Data extract ▸
◇ ◇ ◇

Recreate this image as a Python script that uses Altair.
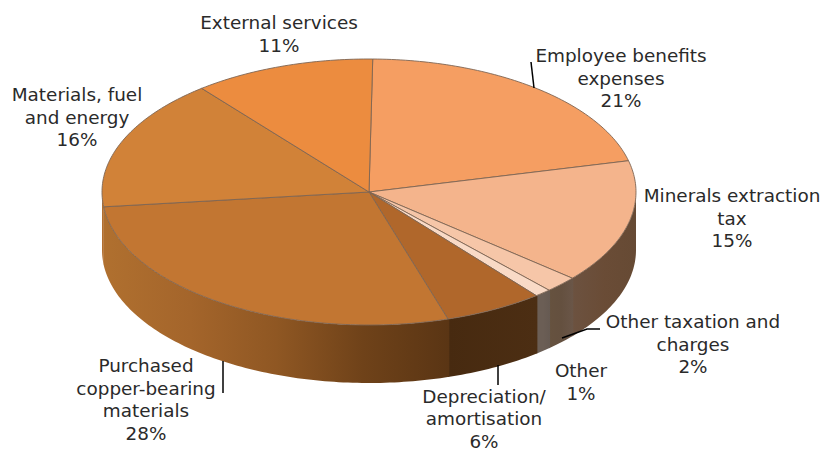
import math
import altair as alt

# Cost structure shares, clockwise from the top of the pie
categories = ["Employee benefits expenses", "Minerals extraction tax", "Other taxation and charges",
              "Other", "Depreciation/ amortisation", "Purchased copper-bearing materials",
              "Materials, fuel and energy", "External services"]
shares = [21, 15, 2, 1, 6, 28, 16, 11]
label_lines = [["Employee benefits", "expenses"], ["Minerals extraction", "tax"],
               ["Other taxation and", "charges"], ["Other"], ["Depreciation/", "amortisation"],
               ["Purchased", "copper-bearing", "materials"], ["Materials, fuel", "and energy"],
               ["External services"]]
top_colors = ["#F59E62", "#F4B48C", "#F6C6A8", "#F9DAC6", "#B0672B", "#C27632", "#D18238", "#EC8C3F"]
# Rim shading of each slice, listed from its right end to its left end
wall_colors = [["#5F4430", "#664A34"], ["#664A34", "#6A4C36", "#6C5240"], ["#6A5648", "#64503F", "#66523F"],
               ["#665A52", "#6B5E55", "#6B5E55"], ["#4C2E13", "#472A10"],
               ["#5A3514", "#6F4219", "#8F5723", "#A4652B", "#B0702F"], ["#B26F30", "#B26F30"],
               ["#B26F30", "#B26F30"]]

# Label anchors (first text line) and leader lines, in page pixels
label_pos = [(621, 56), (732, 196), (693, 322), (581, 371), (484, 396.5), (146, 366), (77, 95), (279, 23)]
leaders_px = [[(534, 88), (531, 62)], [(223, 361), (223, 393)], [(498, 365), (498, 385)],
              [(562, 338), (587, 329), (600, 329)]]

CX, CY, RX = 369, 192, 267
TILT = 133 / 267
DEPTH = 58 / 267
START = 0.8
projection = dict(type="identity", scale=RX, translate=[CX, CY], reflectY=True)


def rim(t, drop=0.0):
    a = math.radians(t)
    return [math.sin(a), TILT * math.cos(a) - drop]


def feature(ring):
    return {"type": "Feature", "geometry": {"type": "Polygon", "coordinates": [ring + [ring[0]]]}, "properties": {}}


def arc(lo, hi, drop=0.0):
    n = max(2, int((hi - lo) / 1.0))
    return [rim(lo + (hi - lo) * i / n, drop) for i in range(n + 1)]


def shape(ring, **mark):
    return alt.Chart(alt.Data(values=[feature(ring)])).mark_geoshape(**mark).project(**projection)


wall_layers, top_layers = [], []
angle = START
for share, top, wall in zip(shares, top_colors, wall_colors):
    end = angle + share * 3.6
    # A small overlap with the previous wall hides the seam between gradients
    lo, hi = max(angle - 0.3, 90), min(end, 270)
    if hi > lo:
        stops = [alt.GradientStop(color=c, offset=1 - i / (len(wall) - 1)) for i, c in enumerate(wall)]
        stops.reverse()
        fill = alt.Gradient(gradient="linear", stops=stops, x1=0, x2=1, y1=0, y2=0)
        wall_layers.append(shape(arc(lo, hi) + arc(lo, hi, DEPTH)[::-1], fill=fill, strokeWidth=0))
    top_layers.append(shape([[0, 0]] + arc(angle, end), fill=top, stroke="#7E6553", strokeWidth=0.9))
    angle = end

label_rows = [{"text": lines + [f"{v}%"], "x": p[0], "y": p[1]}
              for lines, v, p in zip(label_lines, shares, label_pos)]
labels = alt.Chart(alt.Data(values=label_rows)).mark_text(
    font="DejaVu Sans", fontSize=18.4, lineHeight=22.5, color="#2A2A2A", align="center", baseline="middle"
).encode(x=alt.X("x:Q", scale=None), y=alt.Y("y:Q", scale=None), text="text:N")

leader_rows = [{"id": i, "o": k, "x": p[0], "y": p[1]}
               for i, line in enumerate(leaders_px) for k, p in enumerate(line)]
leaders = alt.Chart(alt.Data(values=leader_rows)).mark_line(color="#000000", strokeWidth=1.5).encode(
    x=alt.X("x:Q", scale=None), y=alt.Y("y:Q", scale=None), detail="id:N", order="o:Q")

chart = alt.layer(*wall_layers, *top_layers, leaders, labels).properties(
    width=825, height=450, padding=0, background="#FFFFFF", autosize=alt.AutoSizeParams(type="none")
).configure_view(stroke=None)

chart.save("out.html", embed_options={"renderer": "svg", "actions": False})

◇ ◇ ◇

Given task ▸
Repeat the lines of the listing above verbatim, beginning at its first line and ending at the line containing "import altair as alt", which is included. Omit pictures.

The output ▸
Recreate this image as a Python script that uses Altair.
import math
import altair as alt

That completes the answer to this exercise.